Mukoda is cooking with Sui the slime nearby.Image by studio MAPPA.

Another angle to describe the delights of Campfire Cooking is how the anime approaches the familiar isekai formula in off-beat ways. The fantasy setting in Campfire Cooking and the idea of chef protagonists are both familiar in anime, but they don’t often overlap as they do in Campfire Cooking. Anime fans have seen other isekai where the lead has an unusual skill or mission, such as Myne making her own books in Ascendance of a Bookworm, but cooking is universally loved and respected, since everyone needs to eat — and often love to. That makes Mukoda’s culinary adventures in Campfire Cooking such a strong angle for how an ordinary fellow like him can make a name for himself in a realm where monsters and fantasy heroes are the rule.

Fantasy is more often about defeating the demon lord, powering up as a hero, saving the world, and other “big picture” approaches, but there must still be room for the gentler pursuits. Cooking and food are often afterthoughts in fantasy aside from jokes about hobbits wanting second breakfast, but Campfire Cooking and its kin are built differently.

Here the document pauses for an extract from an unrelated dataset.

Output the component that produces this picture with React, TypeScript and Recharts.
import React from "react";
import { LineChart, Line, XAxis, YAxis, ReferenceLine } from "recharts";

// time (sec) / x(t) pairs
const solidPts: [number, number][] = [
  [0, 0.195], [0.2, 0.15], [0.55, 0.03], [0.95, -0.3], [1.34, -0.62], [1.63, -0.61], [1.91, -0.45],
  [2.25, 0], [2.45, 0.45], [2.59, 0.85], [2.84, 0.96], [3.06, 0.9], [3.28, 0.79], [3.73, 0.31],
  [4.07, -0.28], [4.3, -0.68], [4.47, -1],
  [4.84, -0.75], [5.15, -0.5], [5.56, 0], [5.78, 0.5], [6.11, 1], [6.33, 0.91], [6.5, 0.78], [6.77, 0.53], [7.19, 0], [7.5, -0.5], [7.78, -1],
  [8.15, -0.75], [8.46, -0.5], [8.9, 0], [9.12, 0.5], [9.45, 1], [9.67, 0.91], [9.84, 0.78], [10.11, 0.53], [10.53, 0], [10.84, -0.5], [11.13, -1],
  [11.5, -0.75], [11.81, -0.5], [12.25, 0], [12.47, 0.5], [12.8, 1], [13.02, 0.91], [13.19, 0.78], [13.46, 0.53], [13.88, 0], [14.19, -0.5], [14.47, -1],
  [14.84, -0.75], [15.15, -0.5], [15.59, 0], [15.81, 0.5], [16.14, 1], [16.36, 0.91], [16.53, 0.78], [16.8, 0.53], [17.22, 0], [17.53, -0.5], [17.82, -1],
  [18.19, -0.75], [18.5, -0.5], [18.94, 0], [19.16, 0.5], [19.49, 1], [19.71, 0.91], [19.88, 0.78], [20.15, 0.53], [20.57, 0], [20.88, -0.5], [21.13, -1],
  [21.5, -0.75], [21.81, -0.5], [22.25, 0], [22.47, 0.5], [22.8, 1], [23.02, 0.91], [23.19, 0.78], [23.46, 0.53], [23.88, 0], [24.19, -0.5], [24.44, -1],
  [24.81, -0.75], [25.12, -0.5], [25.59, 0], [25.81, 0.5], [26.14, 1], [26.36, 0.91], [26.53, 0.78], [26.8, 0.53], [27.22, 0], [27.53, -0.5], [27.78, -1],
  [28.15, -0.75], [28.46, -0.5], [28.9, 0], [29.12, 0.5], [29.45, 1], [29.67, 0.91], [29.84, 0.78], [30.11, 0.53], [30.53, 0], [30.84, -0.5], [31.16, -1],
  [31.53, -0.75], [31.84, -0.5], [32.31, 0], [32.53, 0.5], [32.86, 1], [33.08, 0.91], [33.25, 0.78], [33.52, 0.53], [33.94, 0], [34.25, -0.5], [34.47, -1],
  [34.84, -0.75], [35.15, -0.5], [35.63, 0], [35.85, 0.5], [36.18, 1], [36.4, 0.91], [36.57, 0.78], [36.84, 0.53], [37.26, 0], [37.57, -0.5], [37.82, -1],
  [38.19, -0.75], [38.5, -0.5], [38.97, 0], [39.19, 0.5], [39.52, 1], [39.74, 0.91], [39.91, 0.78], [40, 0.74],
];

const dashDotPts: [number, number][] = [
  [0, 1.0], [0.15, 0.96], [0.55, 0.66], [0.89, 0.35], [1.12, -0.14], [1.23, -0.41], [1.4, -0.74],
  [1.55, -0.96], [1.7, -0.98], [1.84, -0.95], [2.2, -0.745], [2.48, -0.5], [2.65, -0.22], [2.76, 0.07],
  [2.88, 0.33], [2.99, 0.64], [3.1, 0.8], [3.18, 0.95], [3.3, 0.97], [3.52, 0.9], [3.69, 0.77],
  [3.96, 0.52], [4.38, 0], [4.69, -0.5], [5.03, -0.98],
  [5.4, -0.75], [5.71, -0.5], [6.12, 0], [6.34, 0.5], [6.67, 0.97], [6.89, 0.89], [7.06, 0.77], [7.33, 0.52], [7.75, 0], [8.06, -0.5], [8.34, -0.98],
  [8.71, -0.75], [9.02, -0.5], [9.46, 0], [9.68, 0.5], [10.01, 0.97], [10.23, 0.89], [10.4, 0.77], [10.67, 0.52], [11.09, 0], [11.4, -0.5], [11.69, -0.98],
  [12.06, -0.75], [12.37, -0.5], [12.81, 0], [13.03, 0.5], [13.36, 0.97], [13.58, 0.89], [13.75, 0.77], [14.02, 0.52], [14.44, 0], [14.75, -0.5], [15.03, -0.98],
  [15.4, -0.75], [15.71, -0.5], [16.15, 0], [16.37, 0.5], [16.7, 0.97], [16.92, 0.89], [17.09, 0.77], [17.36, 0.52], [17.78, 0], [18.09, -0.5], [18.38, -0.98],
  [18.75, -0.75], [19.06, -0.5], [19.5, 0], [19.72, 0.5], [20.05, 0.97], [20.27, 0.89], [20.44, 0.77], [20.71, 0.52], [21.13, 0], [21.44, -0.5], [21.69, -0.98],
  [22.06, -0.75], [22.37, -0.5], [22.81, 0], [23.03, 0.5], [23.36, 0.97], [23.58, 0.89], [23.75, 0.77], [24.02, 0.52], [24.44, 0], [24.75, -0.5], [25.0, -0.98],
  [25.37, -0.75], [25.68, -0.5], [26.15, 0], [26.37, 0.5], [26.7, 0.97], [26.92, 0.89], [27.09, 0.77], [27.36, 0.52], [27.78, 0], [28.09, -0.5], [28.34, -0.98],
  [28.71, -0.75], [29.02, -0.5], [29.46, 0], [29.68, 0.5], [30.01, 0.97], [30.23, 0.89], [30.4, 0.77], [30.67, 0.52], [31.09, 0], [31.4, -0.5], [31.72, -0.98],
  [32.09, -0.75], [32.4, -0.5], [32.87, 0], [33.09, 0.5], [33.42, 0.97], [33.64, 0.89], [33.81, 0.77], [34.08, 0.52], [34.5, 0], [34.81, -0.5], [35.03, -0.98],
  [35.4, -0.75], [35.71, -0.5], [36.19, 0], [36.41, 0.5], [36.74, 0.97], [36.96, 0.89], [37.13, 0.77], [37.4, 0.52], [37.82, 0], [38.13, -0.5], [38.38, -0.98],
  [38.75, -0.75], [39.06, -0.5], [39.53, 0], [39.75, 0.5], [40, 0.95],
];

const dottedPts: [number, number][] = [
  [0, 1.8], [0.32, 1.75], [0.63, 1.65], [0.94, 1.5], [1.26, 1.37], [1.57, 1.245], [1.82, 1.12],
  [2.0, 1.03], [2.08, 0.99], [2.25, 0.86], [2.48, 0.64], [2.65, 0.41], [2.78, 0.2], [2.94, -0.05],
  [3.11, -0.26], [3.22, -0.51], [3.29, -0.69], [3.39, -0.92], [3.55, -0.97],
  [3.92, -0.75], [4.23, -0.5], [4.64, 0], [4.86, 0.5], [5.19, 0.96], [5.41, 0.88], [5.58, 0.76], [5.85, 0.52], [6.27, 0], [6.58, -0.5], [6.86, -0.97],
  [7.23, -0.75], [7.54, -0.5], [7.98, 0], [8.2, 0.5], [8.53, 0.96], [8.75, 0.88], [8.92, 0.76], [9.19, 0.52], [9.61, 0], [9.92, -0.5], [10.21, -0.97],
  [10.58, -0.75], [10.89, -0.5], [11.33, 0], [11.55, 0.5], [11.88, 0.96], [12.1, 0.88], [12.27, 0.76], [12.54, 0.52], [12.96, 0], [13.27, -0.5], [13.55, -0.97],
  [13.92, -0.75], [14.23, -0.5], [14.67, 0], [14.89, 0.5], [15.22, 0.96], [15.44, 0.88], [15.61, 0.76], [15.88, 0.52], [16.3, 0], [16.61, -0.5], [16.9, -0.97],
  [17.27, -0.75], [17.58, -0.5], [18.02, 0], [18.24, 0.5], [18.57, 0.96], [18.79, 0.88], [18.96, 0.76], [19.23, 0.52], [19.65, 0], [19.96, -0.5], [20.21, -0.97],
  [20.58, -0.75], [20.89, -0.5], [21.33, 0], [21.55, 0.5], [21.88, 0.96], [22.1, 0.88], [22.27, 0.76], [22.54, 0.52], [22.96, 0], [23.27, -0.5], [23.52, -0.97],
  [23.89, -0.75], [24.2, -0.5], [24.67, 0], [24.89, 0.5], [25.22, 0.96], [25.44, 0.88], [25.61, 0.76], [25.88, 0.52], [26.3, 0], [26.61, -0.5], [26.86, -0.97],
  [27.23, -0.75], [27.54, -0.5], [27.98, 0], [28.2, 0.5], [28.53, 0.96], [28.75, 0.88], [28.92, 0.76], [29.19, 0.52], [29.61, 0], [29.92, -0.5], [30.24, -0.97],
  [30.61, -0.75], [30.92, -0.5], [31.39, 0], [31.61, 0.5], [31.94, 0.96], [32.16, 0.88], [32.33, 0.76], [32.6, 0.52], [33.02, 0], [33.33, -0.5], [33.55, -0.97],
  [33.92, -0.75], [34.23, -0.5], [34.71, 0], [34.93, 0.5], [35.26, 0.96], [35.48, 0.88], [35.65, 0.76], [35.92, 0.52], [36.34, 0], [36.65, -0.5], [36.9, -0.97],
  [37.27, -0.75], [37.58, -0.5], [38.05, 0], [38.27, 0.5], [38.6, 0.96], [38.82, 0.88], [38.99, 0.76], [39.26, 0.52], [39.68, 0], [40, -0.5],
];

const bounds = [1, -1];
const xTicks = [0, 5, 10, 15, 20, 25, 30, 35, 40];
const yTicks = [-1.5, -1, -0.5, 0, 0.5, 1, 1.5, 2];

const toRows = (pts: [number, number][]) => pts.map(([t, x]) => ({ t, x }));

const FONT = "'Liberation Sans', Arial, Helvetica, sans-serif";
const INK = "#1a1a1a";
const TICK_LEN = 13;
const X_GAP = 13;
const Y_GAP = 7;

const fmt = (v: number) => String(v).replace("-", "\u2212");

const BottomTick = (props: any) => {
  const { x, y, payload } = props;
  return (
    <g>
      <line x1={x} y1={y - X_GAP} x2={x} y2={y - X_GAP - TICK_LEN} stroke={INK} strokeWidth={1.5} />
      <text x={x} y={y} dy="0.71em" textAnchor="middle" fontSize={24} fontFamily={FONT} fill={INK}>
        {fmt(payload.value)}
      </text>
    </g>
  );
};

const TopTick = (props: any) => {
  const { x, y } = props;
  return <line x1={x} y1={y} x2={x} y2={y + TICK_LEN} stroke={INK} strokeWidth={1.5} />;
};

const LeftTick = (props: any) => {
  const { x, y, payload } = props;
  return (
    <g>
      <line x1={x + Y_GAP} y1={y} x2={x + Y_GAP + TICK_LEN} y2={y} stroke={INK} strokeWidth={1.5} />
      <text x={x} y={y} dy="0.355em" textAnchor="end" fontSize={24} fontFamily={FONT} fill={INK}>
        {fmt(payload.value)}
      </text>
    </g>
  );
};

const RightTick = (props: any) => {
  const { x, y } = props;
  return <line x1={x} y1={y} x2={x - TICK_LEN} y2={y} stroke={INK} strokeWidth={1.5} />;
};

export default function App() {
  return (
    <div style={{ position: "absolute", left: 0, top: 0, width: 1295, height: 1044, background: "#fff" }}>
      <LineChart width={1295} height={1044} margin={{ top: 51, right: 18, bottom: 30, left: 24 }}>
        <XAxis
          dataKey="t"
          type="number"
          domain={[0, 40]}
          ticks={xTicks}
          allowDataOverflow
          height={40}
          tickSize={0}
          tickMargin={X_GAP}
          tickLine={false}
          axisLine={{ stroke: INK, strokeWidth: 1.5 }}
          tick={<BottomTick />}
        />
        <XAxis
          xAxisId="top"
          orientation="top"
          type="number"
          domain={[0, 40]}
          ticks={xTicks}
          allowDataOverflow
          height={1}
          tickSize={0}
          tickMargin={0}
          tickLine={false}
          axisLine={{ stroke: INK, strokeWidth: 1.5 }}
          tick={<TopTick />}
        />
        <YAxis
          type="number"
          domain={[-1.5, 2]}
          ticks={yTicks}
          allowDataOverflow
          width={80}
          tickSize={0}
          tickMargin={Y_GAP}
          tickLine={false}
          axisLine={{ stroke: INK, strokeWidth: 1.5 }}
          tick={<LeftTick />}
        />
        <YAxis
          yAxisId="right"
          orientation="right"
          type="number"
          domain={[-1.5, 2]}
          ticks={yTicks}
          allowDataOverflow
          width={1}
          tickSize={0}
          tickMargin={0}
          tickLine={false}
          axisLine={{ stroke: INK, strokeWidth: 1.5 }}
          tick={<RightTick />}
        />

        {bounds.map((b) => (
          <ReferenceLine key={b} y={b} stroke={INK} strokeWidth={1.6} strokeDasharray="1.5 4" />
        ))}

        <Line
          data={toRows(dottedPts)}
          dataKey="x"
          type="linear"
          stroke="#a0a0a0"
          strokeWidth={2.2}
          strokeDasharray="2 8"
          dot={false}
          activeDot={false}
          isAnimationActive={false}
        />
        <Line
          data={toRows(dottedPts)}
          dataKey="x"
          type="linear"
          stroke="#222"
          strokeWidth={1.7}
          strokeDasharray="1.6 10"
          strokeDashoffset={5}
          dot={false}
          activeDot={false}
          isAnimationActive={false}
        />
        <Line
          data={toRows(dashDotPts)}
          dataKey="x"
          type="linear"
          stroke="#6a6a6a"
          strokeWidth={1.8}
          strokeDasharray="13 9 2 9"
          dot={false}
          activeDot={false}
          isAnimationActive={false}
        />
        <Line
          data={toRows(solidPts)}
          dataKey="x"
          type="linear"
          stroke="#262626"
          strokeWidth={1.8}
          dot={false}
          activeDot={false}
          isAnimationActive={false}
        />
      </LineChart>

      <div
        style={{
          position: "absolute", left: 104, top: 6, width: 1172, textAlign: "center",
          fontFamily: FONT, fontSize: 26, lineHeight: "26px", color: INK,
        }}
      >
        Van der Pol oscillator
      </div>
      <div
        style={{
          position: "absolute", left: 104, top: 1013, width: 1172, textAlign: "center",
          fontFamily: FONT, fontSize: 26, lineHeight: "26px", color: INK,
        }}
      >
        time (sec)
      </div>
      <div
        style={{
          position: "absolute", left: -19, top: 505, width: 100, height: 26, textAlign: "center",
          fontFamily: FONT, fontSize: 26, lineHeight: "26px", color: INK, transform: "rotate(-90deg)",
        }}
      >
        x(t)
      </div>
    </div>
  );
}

In this anime, fighting isn’t necessary or even desired, but the world of cuisine is a ripe stomping ground where Mukoda may shine in ways that Rimuru Tempest and Ainz Ooal Gown cannot. It may also be part of the reason why the loosely similar anime Delicious in Dungeon is such a hit right now, with these anime viewing monsters not as ways to level up, but as ingredients ready for harvest in a new kind of escapism adventure.